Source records
========
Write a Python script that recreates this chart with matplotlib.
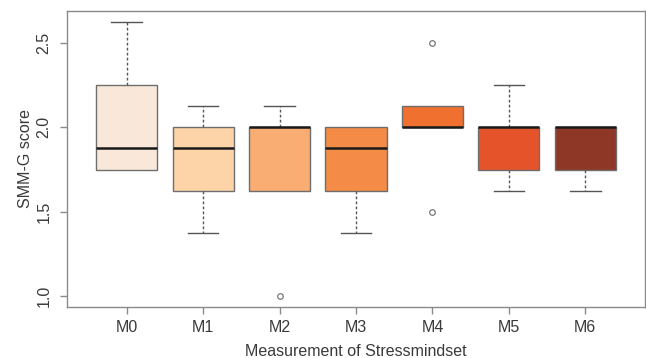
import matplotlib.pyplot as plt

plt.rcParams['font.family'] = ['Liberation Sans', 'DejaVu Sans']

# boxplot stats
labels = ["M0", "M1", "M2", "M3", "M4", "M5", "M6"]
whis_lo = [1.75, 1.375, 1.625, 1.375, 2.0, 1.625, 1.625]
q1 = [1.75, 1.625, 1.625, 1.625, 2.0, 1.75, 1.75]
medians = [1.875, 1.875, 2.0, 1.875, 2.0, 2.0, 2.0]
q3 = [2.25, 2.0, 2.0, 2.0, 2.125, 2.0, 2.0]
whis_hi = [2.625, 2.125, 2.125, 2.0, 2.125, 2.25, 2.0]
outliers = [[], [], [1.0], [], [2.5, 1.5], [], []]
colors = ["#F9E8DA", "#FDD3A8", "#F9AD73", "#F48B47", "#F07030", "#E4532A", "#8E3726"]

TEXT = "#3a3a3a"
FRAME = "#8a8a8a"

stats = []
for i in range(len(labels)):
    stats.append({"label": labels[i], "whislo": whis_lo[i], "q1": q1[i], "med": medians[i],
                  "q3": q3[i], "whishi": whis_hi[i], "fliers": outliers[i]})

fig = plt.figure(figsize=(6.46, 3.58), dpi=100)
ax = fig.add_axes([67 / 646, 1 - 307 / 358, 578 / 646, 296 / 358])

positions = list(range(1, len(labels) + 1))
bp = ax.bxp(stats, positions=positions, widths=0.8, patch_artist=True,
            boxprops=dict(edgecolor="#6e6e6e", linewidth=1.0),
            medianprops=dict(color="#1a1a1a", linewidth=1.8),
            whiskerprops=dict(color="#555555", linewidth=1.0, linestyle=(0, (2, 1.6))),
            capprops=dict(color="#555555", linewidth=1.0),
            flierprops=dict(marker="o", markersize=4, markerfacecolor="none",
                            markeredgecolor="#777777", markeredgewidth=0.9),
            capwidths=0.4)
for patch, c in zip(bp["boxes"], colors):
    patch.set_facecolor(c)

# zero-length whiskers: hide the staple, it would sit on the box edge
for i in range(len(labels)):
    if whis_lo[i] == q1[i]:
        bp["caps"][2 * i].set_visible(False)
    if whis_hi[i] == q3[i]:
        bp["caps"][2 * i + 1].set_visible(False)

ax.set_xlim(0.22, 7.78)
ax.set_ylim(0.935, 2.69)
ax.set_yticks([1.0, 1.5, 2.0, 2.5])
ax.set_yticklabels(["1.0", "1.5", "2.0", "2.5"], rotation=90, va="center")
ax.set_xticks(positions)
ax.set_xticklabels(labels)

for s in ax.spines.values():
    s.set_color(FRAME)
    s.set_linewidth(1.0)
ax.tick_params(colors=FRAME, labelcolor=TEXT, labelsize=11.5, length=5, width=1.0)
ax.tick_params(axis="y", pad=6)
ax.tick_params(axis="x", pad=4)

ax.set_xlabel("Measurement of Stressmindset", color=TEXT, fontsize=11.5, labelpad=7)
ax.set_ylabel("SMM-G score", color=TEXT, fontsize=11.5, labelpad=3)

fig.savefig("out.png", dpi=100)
========
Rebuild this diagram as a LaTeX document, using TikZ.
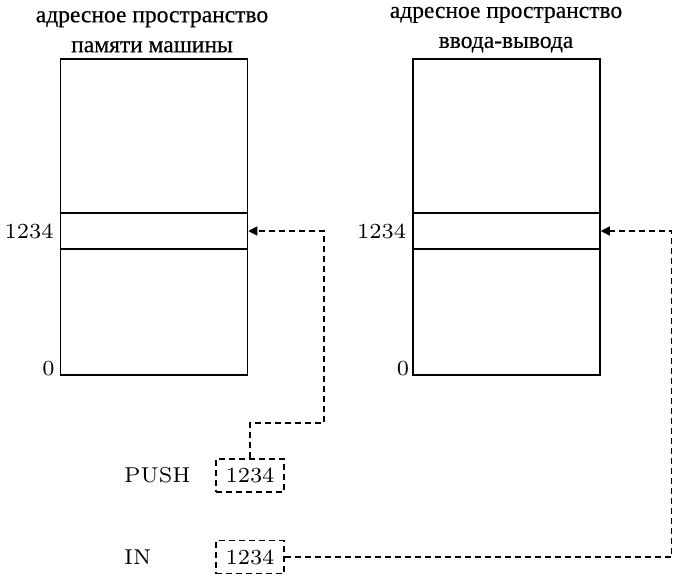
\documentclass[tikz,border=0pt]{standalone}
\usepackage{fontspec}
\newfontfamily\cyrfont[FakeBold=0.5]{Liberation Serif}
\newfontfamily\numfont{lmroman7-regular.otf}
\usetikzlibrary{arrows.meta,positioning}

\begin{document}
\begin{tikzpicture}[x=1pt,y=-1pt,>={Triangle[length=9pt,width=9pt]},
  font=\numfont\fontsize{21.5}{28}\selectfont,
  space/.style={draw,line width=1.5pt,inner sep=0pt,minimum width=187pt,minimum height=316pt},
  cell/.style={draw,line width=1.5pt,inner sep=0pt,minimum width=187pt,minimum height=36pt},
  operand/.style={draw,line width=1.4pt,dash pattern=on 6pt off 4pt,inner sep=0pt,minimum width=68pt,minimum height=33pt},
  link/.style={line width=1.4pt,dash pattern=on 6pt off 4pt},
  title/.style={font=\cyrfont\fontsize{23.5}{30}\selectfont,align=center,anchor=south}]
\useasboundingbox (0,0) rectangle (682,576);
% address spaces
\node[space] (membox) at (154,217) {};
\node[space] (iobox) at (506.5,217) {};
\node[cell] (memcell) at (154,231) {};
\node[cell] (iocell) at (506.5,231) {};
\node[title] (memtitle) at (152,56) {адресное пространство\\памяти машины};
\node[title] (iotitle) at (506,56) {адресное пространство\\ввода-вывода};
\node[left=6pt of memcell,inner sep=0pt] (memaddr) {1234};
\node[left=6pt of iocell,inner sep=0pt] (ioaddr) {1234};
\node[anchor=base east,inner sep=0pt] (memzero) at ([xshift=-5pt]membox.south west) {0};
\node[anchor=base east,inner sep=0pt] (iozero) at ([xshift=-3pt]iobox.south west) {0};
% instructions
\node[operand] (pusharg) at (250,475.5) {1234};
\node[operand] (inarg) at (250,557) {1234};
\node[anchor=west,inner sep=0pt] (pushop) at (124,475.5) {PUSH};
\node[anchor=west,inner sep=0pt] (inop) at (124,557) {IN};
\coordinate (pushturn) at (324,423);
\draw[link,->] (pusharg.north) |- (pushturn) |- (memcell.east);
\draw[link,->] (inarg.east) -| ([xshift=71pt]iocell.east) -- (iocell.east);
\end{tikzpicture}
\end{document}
========
▶ [Exercise details]:
Pictures should be left out. Retype only the run of lines from the line containing "Write a Python" to the line containing "plt.rcParams['font.family'] = ['Liberation", inclusive.

▶ [Output of the exercise]:
Write a Python script that recreates this chart with matplotlib.
import matplotlib.pyplot as plt

plt.rcParams['font.family'] = ['Liberation Sans', 'DejaVu Sans']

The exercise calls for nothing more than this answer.